• _Prompt_:
Include in the output only the lines from the opening of the records through the line containing "import plotly.graph_objects as go", each printed exactly; pictures are omitted.

# Start of Listing

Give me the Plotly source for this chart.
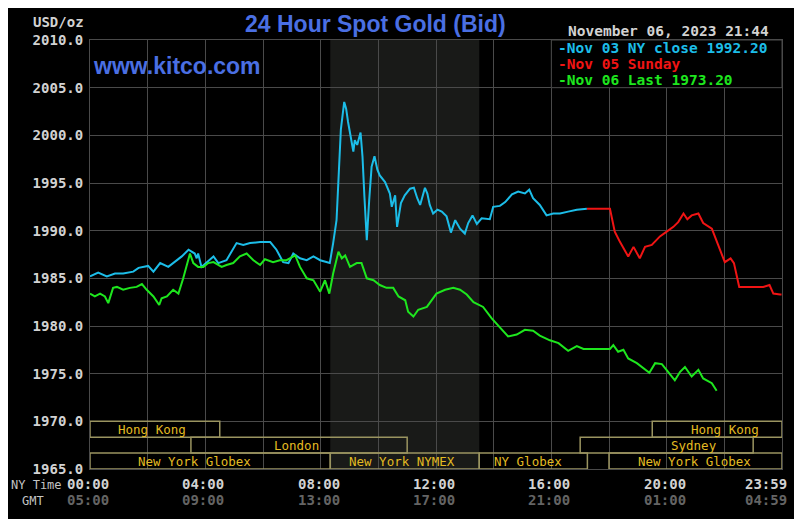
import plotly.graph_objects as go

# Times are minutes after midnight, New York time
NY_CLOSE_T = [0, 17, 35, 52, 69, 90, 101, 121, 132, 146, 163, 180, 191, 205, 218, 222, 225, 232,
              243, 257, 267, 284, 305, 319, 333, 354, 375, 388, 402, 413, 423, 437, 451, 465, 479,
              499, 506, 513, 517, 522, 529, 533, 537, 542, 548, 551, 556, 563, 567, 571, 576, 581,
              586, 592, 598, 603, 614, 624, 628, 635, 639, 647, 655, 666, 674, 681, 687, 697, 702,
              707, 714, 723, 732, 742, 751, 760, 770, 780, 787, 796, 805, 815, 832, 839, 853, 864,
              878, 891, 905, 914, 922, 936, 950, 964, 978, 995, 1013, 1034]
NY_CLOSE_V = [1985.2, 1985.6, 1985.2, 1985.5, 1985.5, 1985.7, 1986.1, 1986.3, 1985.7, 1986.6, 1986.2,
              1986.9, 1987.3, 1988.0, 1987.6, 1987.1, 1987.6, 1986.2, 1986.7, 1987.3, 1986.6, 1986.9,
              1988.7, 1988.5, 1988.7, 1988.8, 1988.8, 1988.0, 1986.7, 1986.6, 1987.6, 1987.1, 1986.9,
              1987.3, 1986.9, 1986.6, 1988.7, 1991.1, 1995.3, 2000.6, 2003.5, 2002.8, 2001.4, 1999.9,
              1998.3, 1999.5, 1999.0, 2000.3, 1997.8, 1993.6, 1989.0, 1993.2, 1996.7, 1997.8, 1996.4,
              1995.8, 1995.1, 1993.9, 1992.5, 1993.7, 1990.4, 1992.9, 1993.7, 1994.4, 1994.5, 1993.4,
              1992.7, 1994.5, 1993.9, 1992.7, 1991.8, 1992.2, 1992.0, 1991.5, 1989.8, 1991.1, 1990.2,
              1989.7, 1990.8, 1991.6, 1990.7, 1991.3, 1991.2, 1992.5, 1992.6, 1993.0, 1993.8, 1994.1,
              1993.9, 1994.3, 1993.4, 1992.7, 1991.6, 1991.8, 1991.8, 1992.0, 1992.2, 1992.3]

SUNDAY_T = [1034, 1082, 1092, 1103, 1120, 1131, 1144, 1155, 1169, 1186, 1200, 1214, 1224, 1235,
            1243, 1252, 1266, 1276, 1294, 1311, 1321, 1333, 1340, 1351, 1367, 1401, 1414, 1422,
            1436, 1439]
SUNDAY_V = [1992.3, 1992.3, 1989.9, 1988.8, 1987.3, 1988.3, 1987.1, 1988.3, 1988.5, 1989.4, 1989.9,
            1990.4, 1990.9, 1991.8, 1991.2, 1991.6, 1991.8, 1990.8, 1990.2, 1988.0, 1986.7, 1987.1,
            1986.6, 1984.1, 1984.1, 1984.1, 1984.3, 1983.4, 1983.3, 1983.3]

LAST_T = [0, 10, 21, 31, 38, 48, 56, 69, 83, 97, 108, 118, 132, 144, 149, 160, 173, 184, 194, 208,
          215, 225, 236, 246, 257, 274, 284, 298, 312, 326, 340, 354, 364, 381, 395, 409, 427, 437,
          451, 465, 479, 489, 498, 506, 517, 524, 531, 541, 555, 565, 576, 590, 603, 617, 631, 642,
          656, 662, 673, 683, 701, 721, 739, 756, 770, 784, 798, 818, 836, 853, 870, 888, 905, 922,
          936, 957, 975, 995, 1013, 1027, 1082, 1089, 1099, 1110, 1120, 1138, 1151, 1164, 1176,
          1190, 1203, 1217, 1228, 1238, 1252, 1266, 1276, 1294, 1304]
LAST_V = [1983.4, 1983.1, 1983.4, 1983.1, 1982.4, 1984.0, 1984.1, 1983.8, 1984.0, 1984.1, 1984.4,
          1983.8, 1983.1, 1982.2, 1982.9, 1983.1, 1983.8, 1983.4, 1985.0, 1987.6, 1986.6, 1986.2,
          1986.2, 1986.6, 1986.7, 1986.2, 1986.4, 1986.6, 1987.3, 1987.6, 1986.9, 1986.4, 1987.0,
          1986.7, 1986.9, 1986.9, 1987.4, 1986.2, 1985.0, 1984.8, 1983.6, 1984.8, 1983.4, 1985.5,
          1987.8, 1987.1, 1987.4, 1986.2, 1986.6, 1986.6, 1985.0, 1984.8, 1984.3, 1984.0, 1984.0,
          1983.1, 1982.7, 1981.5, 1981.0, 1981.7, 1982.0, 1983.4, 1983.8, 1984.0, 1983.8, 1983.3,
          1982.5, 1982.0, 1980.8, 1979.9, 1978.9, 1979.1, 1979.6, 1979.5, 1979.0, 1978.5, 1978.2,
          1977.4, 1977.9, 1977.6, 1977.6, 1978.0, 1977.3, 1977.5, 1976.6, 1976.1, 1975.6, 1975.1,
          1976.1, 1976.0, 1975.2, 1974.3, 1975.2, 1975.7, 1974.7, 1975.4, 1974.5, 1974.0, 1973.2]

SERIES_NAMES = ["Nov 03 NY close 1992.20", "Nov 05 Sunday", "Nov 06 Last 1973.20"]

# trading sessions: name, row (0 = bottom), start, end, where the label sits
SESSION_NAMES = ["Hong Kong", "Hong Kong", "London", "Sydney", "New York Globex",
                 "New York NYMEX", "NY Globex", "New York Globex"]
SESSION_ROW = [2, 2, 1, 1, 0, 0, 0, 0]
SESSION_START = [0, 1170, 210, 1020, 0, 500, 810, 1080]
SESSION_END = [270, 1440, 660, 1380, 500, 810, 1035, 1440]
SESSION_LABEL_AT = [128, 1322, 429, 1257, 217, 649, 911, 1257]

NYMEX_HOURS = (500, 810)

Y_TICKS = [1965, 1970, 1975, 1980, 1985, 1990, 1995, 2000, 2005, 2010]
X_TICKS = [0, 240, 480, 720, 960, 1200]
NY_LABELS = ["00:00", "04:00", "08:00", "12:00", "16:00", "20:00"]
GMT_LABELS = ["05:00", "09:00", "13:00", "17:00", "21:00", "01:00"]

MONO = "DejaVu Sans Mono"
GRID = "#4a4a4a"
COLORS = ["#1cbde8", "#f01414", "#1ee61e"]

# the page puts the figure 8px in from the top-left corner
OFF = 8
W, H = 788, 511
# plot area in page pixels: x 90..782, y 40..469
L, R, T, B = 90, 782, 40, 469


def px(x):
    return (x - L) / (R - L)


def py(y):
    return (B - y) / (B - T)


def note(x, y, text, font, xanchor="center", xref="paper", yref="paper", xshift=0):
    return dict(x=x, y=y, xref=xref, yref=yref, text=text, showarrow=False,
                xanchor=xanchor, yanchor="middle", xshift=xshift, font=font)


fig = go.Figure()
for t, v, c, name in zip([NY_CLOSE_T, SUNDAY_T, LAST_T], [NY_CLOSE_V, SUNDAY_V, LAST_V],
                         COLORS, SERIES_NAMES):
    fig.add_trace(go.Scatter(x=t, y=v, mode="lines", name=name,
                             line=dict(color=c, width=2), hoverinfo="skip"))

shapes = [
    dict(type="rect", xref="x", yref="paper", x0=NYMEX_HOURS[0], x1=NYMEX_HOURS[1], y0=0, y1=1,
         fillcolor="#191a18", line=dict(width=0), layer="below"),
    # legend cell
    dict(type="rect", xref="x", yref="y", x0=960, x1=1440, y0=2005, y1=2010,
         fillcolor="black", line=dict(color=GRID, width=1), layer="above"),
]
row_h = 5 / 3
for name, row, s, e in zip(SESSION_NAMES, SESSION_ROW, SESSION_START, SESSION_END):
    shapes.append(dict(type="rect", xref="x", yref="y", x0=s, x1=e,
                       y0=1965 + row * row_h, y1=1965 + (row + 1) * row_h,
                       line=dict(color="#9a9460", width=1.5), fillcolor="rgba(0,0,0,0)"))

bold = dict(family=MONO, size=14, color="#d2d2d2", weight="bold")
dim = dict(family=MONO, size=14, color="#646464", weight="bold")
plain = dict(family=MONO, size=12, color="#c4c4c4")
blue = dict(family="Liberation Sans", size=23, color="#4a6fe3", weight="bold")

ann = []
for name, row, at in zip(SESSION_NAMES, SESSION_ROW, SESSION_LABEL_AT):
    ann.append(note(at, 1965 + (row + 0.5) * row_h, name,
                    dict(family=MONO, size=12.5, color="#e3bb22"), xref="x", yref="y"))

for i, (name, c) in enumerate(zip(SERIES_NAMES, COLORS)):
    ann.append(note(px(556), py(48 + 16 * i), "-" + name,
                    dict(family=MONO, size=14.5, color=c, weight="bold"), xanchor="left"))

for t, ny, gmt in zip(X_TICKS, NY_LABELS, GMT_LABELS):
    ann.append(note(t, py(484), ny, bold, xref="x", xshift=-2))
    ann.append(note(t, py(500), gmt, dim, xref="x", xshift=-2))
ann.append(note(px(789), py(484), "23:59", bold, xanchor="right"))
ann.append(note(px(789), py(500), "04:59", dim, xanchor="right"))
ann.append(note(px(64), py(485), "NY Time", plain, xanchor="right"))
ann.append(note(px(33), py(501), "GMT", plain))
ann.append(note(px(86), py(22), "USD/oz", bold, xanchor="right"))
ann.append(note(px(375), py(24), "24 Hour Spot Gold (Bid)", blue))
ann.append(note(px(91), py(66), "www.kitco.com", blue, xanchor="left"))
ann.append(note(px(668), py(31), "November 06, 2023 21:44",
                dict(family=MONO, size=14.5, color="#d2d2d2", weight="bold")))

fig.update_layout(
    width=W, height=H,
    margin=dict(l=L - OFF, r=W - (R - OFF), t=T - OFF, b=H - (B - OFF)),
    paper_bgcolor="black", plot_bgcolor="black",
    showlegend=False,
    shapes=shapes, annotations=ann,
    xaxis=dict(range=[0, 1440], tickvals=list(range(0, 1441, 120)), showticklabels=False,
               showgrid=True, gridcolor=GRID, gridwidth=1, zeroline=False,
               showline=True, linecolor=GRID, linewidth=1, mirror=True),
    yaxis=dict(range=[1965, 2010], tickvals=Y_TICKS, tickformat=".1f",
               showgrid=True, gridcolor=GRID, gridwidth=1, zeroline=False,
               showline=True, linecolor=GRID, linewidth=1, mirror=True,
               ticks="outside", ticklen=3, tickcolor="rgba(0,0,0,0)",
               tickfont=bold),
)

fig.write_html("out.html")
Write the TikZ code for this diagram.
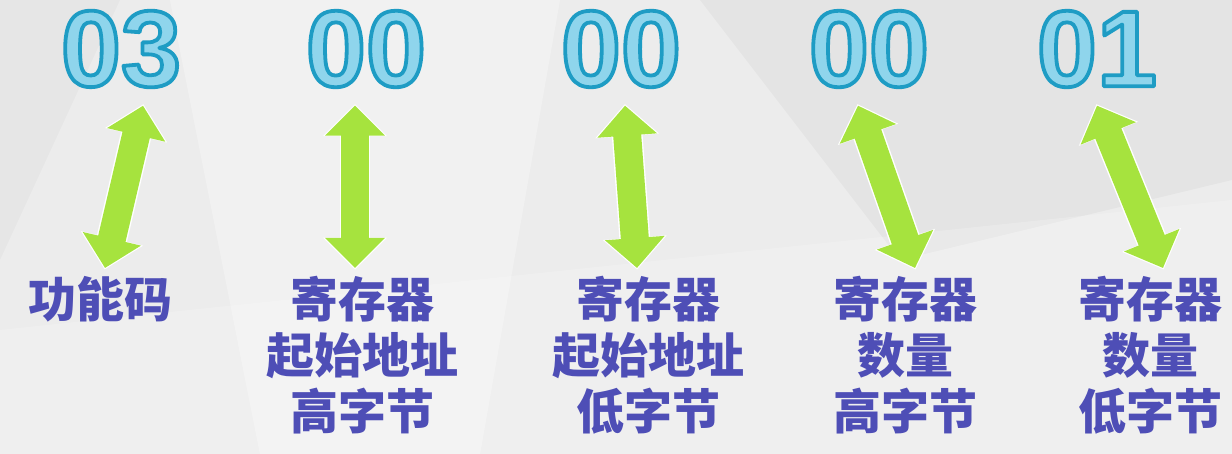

# End of Listing

• _Response to this task_:
Give me the Plotly source for this chart.
import plotly.graph_objects as go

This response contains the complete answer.